Besides capturing and transmitting the various body data, the "Mobile Feelings" devices also display images of the other connected users. When a user touches her device and selects one of the displayed persons, she can receive this person’s body sensations, through for example a tickle, a vibration, a small wind or humidity, a pulse, a push or a slight stroke, creating a strange and perhaps erotic ambiguity.

Mobile Art for Daily Life

“Mobile Feelings” works anywhere and anytime and the physical location of people becomes completely irrelevant.

"Mobile Feelings" proposes an art form is this not any more location- or context based but instead becomes integrated into people’s daily lives.

“Mobile Feelings” is an artistic project that investigates how technology has transformed our social and individual lives [5] and how we have accepted a reduced sense of privacy in exchange for connectivity and mobility. The project also explores how the sense of “touch” still remains one of our most private sensations, which we often avoid to share with strangers [6] and still lack a concise language to describe [7].

Finally, “Mobile Feelings” explores novel forms of mobile communications that might as well include smell and sweat as more private ways of “feeling and communicating with each other over distance.” In our aim to get media art off the walls and out into people’s lives, “Mobile Feelings” presents another step towards the merging of art, life and society.

References:

[1] Picard, R. W. and Klein, J. 2002. “Computers that Recognise and Respond to User Emotion: Theoretical and Practical Implications,” In: Interacting with Computers, 14, 2.

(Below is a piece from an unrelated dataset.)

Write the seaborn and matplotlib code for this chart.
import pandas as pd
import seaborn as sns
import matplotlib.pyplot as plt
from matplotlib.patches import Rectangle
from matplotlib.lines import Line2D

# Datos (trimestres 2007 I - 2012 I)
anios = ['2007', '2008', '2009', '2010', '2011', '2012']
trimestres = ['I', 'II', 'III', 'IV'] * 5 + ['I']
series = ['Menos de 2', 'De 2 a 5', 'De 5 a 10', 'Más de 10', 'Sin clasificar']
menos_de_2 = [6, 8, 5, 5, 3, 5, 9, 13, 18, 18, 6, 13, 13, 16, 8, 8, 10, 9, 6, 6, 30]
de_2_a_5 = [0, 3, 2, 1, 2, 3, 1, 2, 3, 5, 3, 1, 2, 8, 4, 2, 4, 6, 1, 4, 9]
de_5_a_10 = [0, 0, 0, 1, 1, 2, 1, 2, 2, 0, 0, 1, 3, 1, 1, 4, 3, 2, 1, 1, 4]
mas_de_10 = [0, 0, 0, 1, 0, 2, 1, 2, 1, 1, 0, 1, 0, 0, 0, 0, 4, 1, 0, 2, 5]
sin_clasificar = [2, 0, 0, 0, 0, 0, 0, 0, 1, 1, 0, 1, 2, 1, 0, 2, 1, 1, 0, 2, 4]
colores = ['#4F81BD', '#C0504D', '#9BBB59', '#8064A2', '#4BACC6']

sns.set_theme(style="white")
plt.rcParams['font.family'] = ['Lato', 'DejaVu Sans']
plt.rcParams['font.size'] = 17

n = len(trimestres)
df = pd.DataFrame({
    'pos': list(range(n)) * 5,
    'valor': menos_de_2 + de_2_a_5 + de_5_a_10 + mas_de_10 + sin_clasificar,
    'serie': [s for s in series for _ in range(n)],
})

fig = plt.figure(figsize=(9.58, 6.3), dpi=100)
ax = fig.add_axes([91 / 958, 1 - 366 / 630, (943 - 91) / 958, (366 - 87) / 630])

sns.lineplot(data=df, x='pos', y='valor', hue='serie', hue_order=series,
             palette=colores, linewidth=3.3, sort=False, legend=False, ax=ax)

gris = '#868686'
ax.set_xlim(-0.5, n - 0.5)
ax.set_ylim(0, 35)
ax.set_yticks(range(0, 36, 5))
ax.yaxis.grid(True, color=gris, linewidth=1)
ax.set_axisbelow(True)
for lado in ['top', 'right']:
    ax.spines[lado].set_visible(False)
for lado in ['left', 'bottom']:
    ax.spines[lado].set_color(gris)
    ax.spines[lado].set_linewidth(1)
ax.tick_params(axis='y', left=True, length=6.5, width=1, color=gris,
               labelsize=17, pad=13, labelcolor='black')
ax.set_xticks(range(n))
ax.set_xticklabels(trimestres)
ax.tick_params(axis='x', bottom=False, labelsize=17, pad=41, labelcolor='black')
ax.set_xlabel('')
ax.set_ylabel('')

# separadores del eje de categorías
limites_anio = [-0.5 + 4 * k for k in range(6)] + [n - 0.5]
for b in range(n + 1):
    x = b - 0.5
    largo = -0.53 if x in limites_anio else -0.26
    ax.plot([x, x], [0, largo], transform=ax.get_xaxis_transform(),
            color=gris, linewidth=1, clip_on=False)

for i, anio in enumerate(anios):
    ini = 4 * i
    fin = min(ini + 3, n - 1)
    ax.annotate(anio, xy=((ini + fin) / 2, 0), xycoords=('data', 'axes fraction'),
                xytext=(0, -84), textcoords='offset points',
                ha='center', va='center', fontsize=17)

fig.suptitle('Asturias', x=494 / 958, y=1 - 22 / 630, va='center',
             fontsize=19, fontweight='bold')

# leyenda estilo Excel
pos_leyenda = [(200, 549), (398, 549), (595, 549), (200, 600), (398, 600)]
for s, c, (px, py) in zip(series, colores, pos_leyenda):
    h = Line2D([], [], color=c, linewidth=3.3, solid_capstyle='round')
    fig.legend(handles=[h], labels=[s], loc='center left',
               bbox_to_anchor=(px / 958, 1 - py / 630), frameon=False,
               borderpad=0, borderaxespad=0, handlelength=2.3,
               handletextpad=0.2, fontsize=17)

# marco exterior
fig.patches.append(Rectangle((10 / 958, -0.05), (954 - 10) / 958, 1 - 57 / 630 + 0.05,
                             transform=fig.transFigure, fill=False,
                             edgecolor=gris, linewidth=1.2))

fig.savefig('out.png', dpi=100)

[2] Mann, S. 1997. “Wearable Computing: A First Step Toward Personal Imaging,” In: Computer, Vol. 30, No. 2, February 1997

[3] Sekiguchi, D., Inami, M., Kawakami, N., Maeda, T., Yanagida, Y. and Tachi S. 2001. “RobotPHONE: RUI for Interpersonal Communication,” In: Siggraph’01 Conference Abstracts and Applications, ACM Siggraph, p.134.

[4] Poupyrev, I., Maruyama, S. and Rekimoto, J. 2002. “Ambient Touch: Designing tactile interfaces for handheld devices,” In: UIST'2002. ACM. p. 51-60.

[5] Plant, S. 2001. “On the Mobile: the Effects of Mobile Telephones on Social and Individual Life,” Study report for Motorola Inc.

[6] Stenslie, S. 1996. “Wiring the Flesh: Towards the Limits and Possibilities of the Virtual Body,” In: Ars Electronica'96. Memesis. The Future of Evolution. Vienna/New York: Springer Verlag.

[7] Heller, M. A. and Schiff, W. (Eds.) 1991. The Psychology of Touch. Hillsdale, NJ.: Lawrence Erlbaum Associates.